|My husband, Michael, and I were at a restaurant with his boss, a rather stern older man. When Michael began a tale, which I was sure he had told before, I gave him a kick under the table. There was no response, so I gave him another poke. Still the story went on.|
Suddenly he stopped, grinned and said, "Oh, but I've told you this one before, haven't I?"
We all chuckled and changed the subject. Later, on the dance floor, I asked my husband why it had taken him so long to get my message.
"What do you mean?" he replied. "I cut the story off as soon as you kicked me."
"But I kicked you twice and it still took you awhile to stop!"
Suddenly we realized what had happened. Sheepishly we returned to our table. The boss smiled and said, "Don't worry. After the second one I figured it wasn't for me, so I passed it along!"
|Relationship is easy when spouses know each other. Here are 2 classic examples:|
1) A husband comes home after attending a club meeting.
He tells his wife, "Dear, there was a drinking competition after meeting today."
His wife spontaneously, "Who got the second position?"
2) A wife tells her husband, "Dear, there was a letter for you with `Private and Confidential" written on the envelope.
The husband casually asks, "What was written inside?"
Great understanding of each other!
|A cow was kept for viva spotting. Answers frm medicos:|
Pre MBBS - it's a cow!!!
Final MBBS - Perhaps this is a cow!!!
MD - Four legged animal with two horns and a tail, may be a cow or hypopigmented buffalo!
DM - This may be a hypertrophied goat or an atrophied elephant with congenital anomalies. Possibility of being a cow cannot be ruled out. Suggested DNA studies for further evaluation...
Moral - Higher studies kills your common sense.
|One day in a well known University, a Sr Psychology Professor started his class on a very serious Topic. The moment he turned towards the blackboard, one of the students Whistled. He turned, looked at the class and asked the whistler's name............. As usual and as expected no one answered.|
The Professor peacefully kept the Pen in his pocket and picked up his bag. Saying that, the lecture ends here and that was enough for the day, he started moving towards the gate of the class. Students were overjoyed to be free.
Then, he suddenly stopped and turned towards the class, kept his bag on the table and said, "I'll tell you a story to utilise the remaining time."

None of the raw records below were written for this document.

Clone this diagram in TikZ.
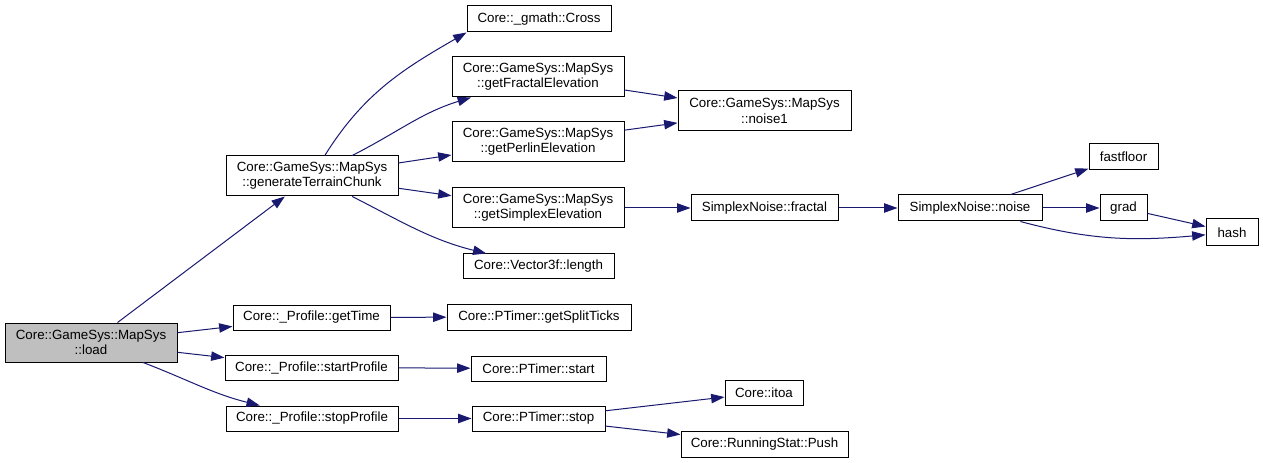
\documentclass[tikz,border=0pt]{standalone}
\usepackage{fontspec}
\setmainfont{Liberation Sans}
\usepackage{xcolor}
\usetikzlibrary{arrows.meta, positioning}
\definecolor{edgeblue}{HTML}{191970}
\definecolor{rootgray}{HTML}{BFBFBF}

\begin{document}
\begin{tikzpicture}[
    x=0.75pt, y=0.75pt,
    fn/.style={rectangle, draw=black, fill=white, line width=0.75pt,
               inner sep=0pt, minimum height=19.5pt, align=center,
               font=\fontsize{10}{11.5}\selectfont},
    fntwo/.style={fn, minimum height=30pt},
    rootfn/.style={fntwo, fill=rootgray, minimum height=29.25pt},
    call/.style={->, draw=edgeblue, line width=0.75pt},
    >={Triangle[length=10pt, width=7pt]}
  ]
  \useasboundingbox (0,0) rectangle (1263,-463);

  % the caller (gray)
  \node[rootfn, minimum width=129pt] (load) at (91,-342.5) {Core::GameSys::MapSys\\::load};

  % first level
  \node[fntwo, minimum width=129pt] (gen) at (312,-176) {Core::GameSys::MapSys\\::generateTerrainChunk};
  \node[fn, minimum width=117.75pt, minimum height=18.75pt] (gettime) at (311.5,-317.5) {Core::\_Profile::getTime};
  \node[fn, minimum width=129.75pt, minimum height=18.75pt] (startprof) at (311.5,-367.5) {Core::\_Profile::startProfile};
  \node[fn, minimum width=129pt, minimum height=18.75pt] (stopprof) at (312,-418.5) {Core::\_Profile::stopProfile};

  % second level
  \node[fn, minimum width=108pt] (cross) at (539,-19) {Core::\_gmath::Cross};
  \node[fntwo, minimum width=129pt] (fractelev) at (538,-77) {Core::GameSys::MapSys\\::getFractalElevation};
  \node[fntwo, minimum width=129pt] (perlinelev) at (538,-142) {Core::GameSys::MapSys\\::getPerlinElevation};
  \node[fntwo, minimum width=129pt] (simplexelev) at (538,-208) {Core::GameSys::MapSys\\::getSimplexElevation};
  \node[fn, minimum width=113.25pt, minimum height=18.75pt] (veclen) at (538.5,-266.5) {Core::Vector3f::length};
  \node[fn, minimum width=138pt] (splitticks) at (539,-317) {Core::PTimer::getSplitTicks};
  \node[fn, minimum width=101.25pt, minimum height=18.75pt] (tstart) at (538.5,-368.5) {Core::PTimer::start};
  \node[fn, minimum width=99.75pt, minimum height=18.75pt] (tstop) at (538.5,-418.5) {Core::PTimer::stop};

  % third level
  \node[fntwo, minimum width=129.75pt] (noiseone) at (764.5,-111) {Core::GameSys::MapSys\\::noise1};
  \node[fn, minimum width=110.25pt] (sfractal) at (764.5,-208) {SimplexNoise::fractal};
  \node[fn, minimum width=58.5pt, minimum height=18.75pt] (itoa) at (764,-392.5) {Core::itoa};
  \node[fn, minimum width=125.25pt] (push) at (764.5,-444) {Core::RunningStat::Push};

  % simplex noise internals
  \node[fn, minimum width=108pt] (snoise) at (970,-208) {SimplexNoise::noise};
  \node[fn, minimum width=51.75pt] (fastfloor) at (1123.5,-157) {fastfloor};
  \node[fn, minimum width=35.25pt] (grad) at (1123.5,-208) {grad};
  \node[fn, minimum width=39pt, minimum height=20.25pt] (hash) at (1232,-232.5) {hash};

  % calls from load
  \draw[call] (load) -- (gen);
  \draw[call] (load) -- (gettime);
  \draw[call] (load) -- (startprof);
  \draw[call] (load) to[out=-21, in=166] (stopprof);

  % calls from generateTerrainChunk
  \draw[call] (gen) to[out=58, in=210] (cross.south west);
  \draw[call] (gen) to[out=27, in=197] (fractelev);
  \draw[call] (gen) -- (perlinelev);
  \draw[call] (gen) -- (simplexelev);
  \draw[call] (gen) to[out=-27, in=166] (veclen);

  \draw[call] (fractelev) -- (noiseone);
  \draw[call] (perlinelev) -- (noiseone);
  \draw[call] (simplexelev) -- (sfractal);
  \draw[call] (sfractal) -- (snoise);
  \draw[call] (snoise) -- (fastfloor);
  \draw[call] (snoise) -- (grad);
  \draw[call] (grad) -- (hash);
  \draw[call] (snoise) to[out=-15, in=185] (hash);

  % profiling calls
  \draw[call] (gettime) -- (splitticks);
  \draw[call] (startprof) -- (tstart);
  \draw[call] (stopprof) -- (tstop);
  \draw[call] (tstop) -- (itoa);
  \draw[call] (tstop) -- (push);
\end{tikzpicture}
\end{document}
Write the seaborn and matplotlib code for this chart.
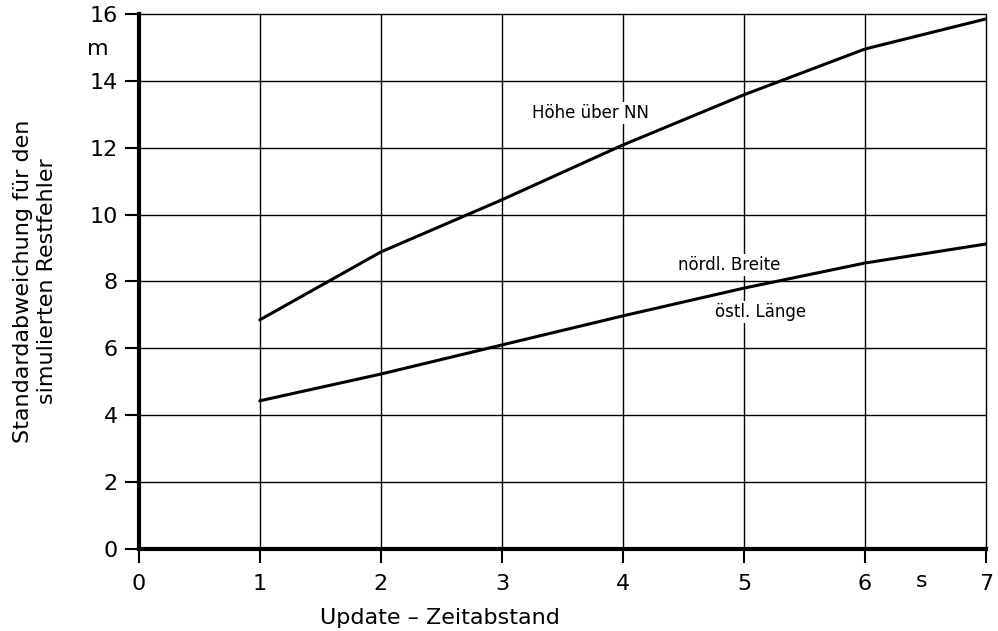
import numpy as np
import pandas as pd
import matplotlib
matplotlib.use('Agg')
import matplotlib.pyplot as plt
import seaborn as sb

#values
zeit = [1, 2, 3, 4, 5, 6, 7]
hoehe = [6.85, 8.88, 10.44, 12.08, 13.58, 14.95, 15.85]
breite_laenge = [4.43, 5.23, 6.1, 6.97, 7.8, 8.55, 9.12]

x_ticks = [0, 1, 2, 3, 4, 5, 6, 7]
y_ticks = [0, 2, 4, 6, 8, 10, 12, 14, 16]

df = pd.DataFrame({'zeit': zeit * 2,
                   'wert': hoehe + breite_laenge,
                   'kurve': ['hoehe'] * 7 + ['lage'] * 7})

sb.set_style('white')
plt.rcParams['font.family'] = ['DejaVu Sans']
plt.rcParams['text.color'] = 'black'
plt.rcParams['axes.labelcolor'] = 'black'
plt.rcParams['xtick.color'] = 'black'
plt.rcParams['ytick.color'] = 'black'

fig = plt.figure(figsize=(9.98, 6.31), dpi=100)
ax = fig.add_axes([0.139, 0.130, 0.849, 0.848])

sb.lineplot(data=df, x='zeit', y='wert', units='kurve', estimator=None,
            color='black', linewidth=2.2, ax=ax, zorder=4)

ax.set_xlim(0, 7)
ax.set_ylim(0, 16)
ax.set_xticks(x_ticks)
ax.set_yticks(y_ticks)
ax.tick_params(bottom=True, left=True, labelsize=16, length=10, width=1.5,
               color='black', labelcolor='black', direction='out', pad=5)
ax.tick_params(axis='x', pad=8)
ax.grid(True, color='black', linewidth=1.0)
for gl in ax.get_xgridlines() + ax.get_ygridlines():
    gl.set_clip_on(False)
ax.set_axisbelow(True)

for side in ['top', 'right']:
    ax.spines[side].set_visible(False)
for side in ['left', 'bottom']:
    ax.spines[side].set_linewidth(3)
    ax.spines[side].set_color('black')

ax.set_xlabel('Update \u2013 Zeitabstand', fontsize=16)
ax.xaxis.set_label_coords(0.355, -0.11)
ax.set_ylabel('Standardabweichung für den\nsimulierten Restfehler', fontsize=16,
              linespacing=1.25)
ax.yaxis.set_label_coords(-0.096, 0.5)

#unit labels
ax.text(-0.34, 14.95, 'm', fontsize=16, ha='center', va='center', clip_on=False)
ax.text(6.47, -0.95, 's', fontsize=16, ha='center', va='center', clip_on=False)

#curve labels, white box cuts the grid like in the original
box = dict(facecolor='white', edgecolor='none', pad=1.5)
ax.text(3.73, 13.05, 'Höhe über NN', fontsize=12, ha='center', va='center', bbox=box, zorder=3)
ax.text(4.88, 8.5, 'nördl. Breite', fontsize=12, ha='center', va='center', bbox=box, zorder=3)
ax.text(5.14, 7.1, 'östl. Länge', fontsize=12, ha='center', va='center', bbox=box, zorder=3)

plt.savefig('out.png', dpi=100)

Everyone became interested.
"Yesterday night I tried hard to sleep, but it was miles away from my eyes, so I thought I'd better get petrol in my car, which will save my time next morning and might induce sleep. After having my tank full, I started roaming in that area, enjoying the peace of a traffic free ride.
"Suddenly, on the corner I saw a girl who was as young and beautiful as the clothes she was wearing. Must have been returning from a party. Out of courtesy, I turned my car towards her and asked if I may be of any help. She asked me if I could drop her to her home, she'll be very obliged, to which I agreed. (Who would deny a beautiful young company instead of a dry non sleepy night.) She sat in the front seat with me. We started talking, and to my amazement she was very intelligent, had control on many topics which many youngsters don't.
"When we reached her address, she admitted my courteous nature and behavior and accepted that she had fallen in love with me. I also admitted her intelligence and beauty and that I've also started liking her. I told her about my job as a professor in the university. The girl asked my number, which I gave her willingly. Then she asked me a favor, to which I couldn't have denied naturally.
"She said that her brother is a student in the same university, and asked me to take care of him, since we'll be in a long relationship now. I asked the name of the student. She said that I'll recognise him with one of his very prominent quality. He whistles a lot." The moment the professor said this, all eyes in the classroom turned towards the boy who had whistled.
The professor turned to that boy and said, "Young Man I didn't get My Ph. D in Psychology by sitting on my Ass."